Taseko Mines (TSX, LON: TKO) (NYSE: TGB) said on Monday it’s acquiring the remaining 12.5% interest in the Gibraltar mine, the second largest open-pit copper operation in Canada, from current holders Dowa Metals & Mining and Furukawa.
The move will boost the Canadian miner’s attributable copper production by 14% and increase cash flow as the company progresses with construction at the Florence copper project in Arizona, CEO Stuart McDonald said.
The definitive agreement will see Taseko pay C$117 million ($86.1m) over a period of ten years for the shares held by Dowa and Furukawa in Cariboo Copper Corp.
With the move, the Vancouver-based company will be the sole owner of Cariboo Copper Corp, effectively gaining a 100% interest in Gibraltar in south-central British Columbia.

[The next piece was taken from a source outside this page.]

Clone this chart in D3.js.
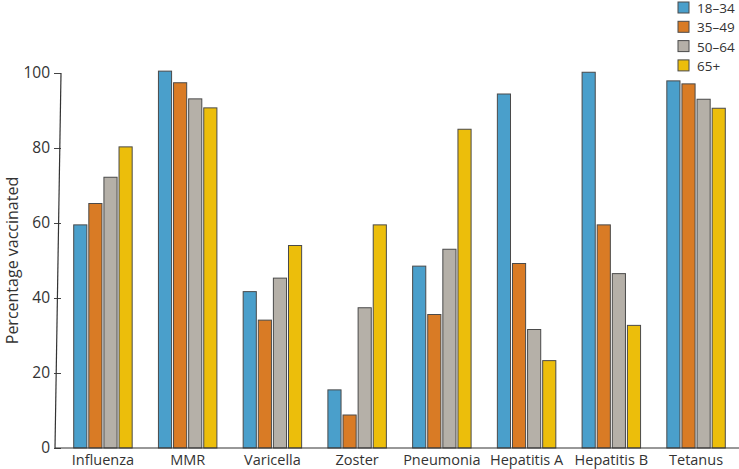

It also gives it additional offtake rights as the Cariboo offtake contract comes back to Taseko, providing potential cost savings, McDonald said.
On top of the initial C$5 million ($3.7m) to be paid to Dowa and Furukawa (C$2.5 million each) after closing the deal, Taseko may be responsible for contingent payments depending on copper prices and Gibraltar’s cashflow, the company said.
“We have established a positive relationship with Dowa and Furukawa over the last 14 years,” McDonald noted. “Given that both groups are reducing their copper smelting businesses and are exiting their copper mining investments, we’ve been able to structure this exit from our long-term partnership in a mutually beneficial manner.”
The company posted its highest ever revenue of $525 million for 2023 earlier this month, thanks mainly to the contribution of Gibraltar mine. The revenue represented a 34% increase compared to 2022.
In 2023, the mine produced a total of 122.6 million pounds of copper, with an average copper recovery rate of 82.6% and head grade of 0.25%. This production was higher than the company’s original guidance and also 26% higher than in 2022.
Taseko is also close to beginning production at Florence, which is expected to happen in the fourth quarter of 2025.